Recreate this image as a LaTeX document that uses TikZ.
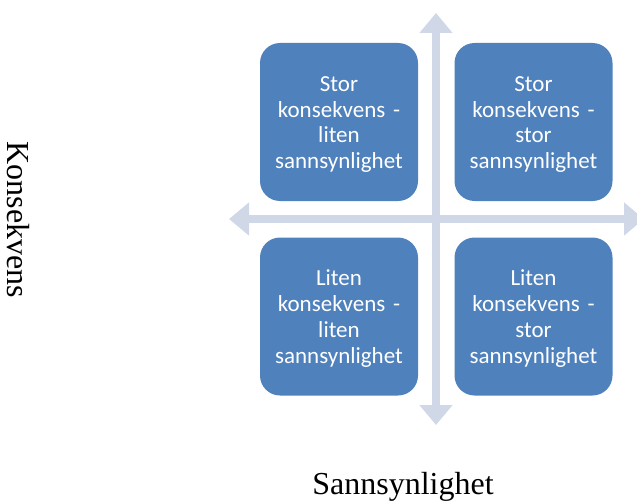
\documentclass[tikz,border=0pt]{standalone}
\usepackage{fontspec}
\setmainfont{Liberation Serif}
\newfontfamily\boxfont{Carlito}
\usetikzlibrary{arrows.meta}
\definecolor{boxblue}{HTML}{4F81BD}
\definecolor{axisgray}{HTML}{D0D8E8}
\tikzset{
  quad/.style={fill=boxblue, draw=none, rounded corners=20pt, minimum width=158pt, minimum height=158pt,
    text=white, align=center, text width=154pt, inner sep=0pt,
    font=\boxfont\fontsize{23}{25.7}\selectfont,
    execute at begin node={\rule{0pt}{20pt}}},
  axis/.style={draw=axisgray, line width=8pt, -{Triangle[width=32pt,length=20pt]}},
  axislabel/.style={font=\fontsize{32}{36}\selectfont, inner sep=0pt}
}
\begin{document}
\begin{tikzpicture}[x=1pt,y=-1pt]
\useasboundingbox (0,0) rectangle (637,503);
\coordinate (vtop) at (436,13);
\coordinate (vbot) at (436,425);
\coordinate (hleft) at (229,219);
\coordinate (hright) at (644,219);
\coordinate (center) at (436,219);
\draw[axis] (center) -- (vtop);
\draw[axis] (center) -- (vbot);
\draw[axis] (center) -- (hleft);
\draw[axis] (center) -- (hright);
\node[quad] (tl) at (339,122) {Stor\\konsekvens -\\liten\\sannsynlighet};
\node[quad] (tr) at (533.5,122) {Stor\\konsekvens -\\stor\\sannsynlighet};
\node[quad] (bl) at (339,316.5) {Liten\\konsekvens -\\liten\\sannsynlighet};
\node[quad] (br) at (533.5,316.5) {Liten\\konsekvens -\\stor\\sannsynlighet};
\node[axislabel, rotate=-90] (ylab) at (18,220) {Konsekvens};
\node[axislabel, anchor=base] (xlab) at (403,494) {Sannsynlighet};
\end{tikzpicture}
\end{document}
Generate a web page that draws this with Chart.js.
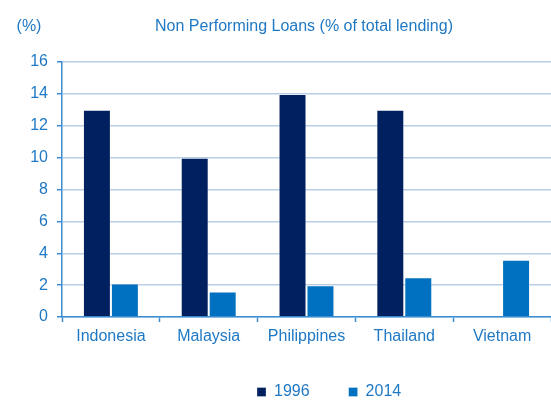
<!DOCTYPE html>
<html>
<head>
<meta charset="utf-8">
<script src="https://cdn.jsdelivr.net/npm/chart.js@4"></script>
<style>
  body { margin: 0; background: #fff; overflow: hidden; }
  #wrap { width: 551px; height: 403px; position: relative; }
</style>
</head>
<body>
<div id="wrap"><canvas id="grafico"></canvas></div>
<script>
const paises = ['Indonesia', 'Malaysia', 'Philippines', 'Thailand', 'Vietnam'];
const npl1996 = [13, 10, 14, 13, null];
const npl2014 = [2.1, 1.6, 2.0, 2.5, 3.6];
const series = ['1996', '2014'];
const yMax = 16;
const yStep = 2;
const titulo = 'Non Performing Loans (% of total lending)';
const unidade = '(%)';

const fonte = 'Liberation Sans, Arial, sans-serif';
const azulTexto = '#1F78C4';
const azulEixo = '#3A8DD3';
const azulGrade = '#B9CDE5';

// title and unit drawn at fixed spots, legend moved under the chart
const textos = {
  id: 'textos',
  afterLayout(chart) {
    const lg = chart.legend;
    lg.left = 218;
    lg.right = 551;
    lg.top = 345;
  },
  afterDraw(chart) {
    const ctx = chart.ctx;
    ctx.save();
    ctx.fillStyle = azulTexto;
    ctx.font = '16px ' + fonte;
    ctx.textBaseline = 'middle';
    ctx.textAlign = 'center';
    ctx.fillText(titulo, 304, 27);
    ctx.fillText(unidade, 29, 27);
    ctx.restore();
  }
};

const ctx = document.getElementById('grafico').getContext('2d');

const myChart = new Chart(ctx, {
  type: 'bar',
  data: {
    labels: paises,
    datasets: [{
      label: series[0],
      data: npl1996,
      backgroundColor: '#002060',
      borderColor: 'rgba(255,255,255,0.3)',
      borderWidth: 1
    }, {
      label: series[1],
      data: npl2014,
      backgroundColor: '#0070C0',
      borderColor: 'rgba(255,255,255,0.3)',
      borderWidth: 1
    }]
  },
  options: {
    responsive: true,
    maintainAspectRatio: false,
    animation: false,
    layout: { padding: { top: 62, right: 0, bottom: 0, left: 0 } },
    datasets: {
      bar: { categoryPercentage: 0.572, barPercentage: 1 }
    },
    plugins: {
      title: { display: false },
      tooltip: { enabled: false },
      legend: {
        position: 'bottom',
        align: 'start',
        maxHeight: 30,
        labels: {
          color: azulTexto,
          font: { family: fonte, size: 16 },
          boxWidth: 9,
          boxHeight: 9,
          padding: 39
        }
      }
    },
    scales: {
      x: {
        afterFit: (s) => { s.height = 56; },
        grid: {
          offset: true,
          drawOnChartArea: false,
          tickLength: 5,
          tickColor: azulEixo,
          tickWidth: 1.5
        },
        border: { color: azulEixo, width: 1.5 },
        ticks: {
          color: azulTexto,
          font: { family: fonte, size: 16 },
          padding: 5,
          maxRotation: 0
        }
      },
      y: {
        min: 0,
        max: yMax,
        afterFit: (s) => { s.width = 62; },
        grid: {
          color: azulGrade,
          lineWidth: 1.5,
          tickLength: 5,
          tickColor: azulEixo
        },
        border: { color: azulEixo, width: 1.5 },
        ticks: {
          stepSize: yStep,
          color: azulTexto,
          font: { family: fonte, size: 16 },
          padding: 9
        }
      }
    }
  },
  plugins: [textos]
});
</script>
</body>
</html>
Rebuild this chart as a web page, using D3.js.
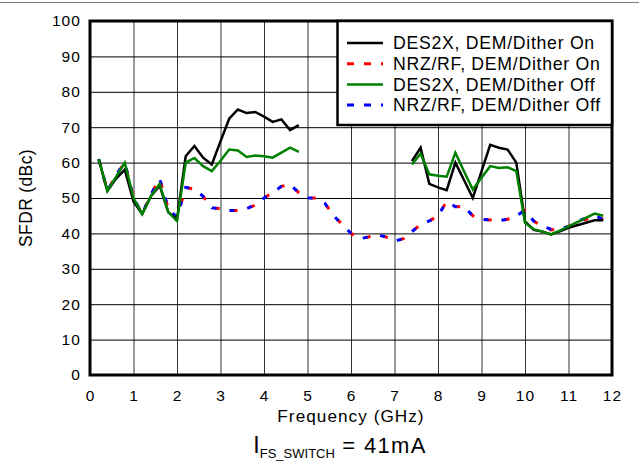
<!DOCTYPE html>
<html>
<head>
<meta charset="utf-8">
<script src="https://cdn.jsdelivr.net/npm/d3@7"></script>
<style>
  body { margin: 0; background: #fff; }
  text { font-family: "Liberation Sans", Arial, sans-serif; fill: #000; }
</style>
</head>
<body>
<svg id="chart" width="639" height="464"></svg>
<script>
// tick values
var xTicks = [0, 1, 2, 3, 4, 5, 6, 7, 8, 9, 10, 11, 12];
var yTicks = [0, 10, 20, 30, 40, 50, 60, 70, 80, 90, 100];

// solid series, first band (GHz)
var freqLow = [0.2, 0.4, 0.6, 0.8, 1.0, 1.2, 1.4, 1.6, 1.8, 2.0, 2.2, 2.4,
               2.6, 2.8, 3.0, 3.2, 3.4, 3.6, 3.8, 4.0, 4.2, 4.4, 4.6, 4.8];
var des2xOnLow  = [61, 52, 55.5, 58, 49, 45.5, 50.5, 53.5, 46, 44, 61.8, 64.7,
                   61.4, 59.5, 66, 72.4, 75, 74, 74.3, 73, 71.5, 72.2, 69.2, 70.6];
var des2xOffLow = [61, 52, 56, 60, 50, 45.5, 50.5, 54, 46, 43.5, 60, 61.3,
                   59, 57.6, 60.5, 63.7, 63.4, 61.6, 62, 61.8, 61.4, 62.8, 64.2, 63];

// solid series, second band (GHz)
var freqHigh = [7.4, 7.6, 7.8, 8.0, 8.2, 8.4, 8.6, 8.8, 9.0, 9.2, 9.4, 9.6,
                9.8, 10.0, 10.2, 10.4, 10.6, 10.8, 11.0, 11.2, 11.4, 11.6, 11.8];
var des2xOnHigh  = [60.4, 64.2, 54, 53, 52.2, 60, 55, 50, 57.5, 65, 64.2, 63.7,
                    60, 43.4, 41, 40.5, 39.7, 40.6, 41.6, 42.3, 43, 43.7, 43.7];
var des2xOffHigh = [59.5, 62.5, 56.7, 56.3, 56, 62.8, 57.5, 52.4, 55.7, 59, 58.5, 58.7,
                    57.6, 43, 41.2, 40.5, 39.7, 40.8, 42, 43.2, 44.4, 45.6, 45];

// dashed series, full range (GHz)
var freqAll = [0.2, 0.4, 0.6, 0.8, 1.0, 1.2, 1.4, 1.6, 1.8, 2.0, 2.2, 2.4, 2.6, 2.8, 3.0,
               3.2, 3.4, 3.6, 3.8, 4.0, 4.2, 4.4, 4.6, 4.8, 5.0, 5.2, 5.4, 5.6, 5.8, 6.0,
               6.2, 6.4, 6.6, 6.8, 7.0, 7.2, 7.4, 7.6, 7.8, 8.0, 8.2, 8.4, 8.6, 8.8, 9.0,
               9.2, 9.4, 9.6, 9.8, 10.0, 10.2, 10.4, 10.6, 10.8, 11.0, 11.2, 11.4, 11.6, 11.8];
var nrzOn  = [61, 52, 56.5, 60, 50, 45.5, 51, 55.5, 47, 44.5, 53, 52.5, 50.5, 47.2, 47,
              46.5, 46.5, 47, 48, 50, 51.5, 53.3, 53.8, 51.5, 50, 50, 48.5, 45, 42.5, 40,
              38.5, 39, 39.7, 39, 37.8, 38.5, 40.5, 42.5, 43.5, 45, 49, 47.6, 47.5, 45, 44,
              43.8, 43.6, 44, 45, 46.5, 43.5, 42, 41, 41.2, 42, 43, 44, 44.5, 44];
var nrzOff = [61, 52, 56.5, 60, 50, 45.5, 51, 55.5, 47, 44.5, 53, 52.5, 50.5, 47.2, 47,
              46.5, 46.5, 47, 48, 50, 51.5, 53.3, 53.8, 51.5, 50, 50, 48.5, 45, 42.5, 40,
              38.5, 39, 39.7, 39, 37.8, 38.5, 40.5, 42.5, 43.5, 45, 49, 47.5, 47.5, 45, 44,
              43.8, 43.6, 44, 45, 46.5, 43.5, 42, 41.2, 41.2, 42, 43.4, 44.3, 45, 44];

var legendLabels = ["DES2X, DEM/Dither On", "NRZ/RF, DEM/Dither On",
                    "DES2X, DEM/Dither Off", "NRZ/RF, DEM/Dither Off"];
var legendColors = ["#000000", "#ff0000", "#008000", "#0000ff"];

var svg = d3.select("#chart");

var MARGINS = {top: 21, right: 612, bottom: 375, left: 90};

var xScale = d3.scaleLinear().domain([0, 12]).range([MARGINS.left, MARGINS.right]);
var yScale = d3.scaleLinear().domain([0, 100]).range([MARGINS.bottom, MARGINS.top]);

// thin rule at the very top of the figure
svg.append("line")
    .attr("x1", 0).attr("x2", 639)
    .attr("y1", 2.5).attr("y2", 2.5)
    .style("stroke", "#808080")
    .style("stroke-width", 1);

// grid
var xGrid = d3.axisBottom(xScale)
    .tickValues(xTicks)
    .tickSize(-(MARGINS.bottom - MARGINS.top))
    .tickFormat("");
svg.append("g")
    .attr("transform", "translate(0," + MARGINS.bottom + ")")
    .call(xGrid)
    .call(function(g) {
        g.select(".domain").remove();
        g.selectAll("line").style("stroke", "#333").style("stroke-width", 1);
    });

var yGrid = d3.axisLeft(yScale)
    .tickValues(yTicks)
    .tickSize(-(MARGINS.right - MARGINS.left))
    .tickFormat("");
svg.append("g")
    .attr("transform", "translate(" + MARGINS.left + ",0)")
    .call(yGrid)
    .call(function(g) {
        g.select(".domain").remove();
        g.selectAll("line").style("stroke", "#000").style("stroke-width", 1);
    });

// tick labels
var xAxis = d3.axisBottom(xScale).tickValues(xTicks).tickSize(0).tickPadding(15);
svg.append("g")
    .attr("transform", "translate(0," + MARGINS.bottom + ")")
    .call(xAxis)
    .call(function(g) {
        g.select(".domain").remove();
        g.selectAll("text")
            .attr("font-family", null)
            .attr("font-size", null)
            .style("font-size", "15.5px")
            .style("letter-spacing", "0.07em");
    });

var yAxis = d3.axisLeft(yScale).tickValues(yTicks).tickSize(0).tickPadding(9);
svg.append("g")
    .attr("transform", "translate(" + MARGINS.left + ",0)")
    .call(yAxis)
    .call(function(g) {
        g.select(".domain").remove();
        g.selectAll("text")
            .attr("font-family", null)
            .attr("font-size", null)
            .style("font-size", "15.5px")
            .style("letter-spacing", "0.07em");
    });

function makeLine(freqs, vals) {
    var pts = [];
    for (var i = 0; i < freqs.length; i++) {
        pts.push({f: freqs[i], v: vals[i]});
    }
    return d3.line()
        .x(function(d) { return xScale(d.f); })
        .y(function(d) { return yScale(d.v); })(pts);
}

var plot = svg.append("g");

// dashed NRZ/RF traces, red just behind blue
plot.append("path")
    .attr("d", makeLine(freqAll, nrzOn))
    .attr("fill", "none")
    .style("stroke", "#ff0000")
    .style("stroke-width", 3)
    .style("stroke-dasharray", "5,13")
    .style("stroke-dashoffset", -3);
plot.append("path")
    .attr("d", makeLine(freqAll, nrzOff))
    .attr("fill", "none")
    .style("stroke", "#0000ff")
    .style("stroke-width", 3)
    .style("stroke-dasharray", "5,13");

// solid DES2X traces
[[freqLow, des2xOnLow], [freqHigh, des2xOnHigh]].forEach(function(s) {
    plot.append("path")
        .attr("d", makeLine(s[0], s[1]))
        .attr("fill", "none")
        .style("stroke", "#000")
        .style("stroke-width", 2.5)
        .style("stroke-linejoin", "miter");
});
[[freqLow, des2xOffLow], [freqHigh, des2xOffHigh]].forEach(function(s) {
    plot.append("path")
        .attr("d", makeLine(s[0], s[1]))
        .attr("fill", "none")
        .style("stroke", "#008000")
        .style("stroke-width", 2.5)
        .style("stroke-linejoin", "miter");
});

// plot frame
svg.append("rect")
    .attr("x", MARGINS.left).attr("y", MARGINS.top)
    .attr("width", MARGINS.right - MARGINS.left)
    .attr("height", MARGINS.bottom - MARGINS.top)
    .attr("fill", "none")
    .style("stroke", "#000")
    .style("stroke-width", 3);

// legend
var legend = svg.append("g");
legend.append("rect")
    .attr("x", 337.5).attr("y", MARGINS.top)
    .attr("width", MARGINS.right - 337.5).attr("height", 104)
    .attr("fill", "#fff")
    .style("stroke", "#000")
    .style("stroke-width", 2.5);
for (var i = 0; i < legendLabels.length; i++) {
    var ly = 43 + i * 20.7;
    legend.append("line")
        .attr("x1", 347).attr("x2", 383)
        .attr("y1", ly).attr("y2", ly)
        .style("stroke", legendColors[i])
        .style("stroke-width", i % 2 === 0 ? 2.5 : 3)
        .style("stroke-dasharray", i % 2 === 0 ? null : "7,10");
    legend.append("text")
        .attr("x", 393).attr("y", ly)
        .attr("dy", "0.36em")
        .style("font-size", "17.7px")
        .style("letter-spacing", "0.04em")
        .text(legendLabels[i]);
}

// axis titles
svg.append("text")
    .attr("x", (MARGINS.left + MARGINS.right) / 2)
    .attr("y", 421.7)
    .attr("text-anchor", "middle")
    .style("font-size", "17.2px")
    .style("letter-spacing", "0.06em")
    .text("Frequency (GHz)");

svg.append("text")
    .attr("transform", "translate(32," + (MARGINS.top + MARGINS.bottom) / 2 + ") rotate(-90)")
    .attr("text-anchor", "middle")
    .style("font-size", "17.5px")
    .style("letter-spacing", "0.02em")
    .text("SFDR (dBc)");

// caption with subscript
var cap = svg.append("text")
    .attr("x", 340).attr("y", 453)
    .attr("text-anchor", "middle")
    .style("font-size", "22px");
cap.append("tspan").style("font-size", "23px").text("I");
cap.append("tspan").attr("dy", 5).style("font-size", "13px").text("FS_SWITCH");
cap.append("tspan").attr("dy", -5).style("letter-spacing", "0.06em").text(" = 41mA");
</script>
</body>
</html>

┄┄┄┄┄┄┄┄┄┄

Which lines contain the word "that"? Copy each of them.

*Completed task*
Recreate this image as a LaTeX document that uses TikZ.
Generate a web page that draws this with Chart.js.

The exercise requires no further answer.